Image: Mount Vernon FR

Arc flash ratings

How is the arc rating of a fabric determined?

January 26, 2020

Responding is Craig Tutterow, FR technical director, Mount Vernon FR, Trion, GA.

Arc rating is the “value attributed to materials that describes their performance to exposure to an electrical arc discharge,” states ASTM F1956, the standard test method for determining the arc rating of materials for clothing. At least 20 fabric panels are exposed to a series of electric arcs of varying thermal energy. The arc thermal energy is controlled by increasing or decreasing the duration of the electric arc.

Calorimeters beside the fabric measure the thermal energy of the arc exposure, while other calorimeters behind the fabric measure the thermal energy that penetrate the fabric.

In a real-life emergency, energy that penetrates the fabric would contact skin and potentially cause burns.

That energy is measured over time and compared with human skin response to thermal energy. This relationship among thermal energy, time and skin response is called a burn model – specifically, the Stoll Curve. Each of the 20 or more panel arc exposures are compared with the Stoll Curve and classified as a burn or not a burn.

A statistical model called Logistic Regression Analysis is used to fit the data points into a curve that establishes a relationship between thermal exposure energy and the probability of a second-degree burn. A curve is established from the data points that shows the probability of a burn from 0% to 100% at different exposure energy levels.

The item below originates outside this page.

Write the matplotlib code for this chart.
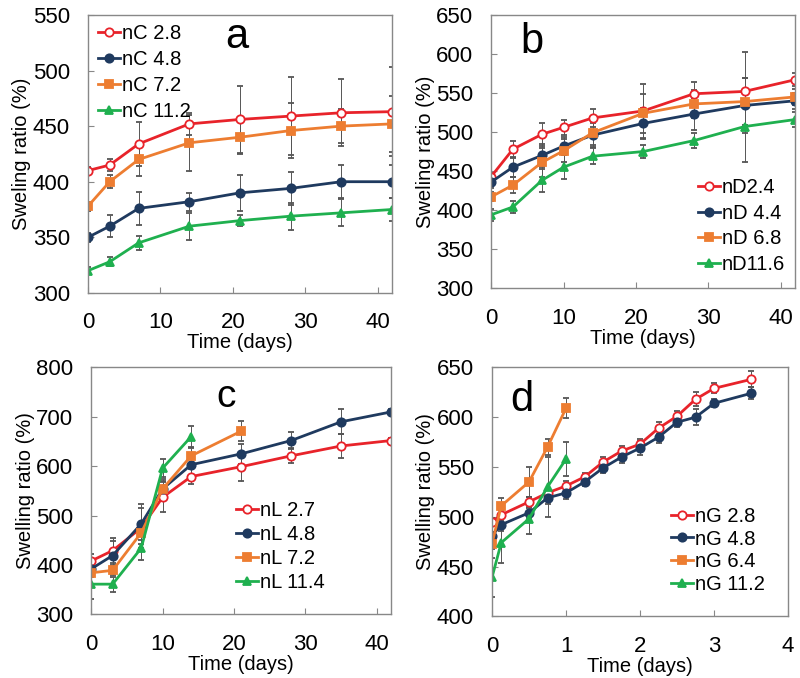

The thermal exposure energy that corresponds to the 50% probability of a burn is the arc rating – specifically, the Arc Thermal Protective Value of the fabric. The arc rating is the thermal energy expressed in calories per square centimeter that represents the onset of a second-degree skin burn.

Editor's note: This article represents the independent views of the author and should not be construed as a National Safety Council endorsement.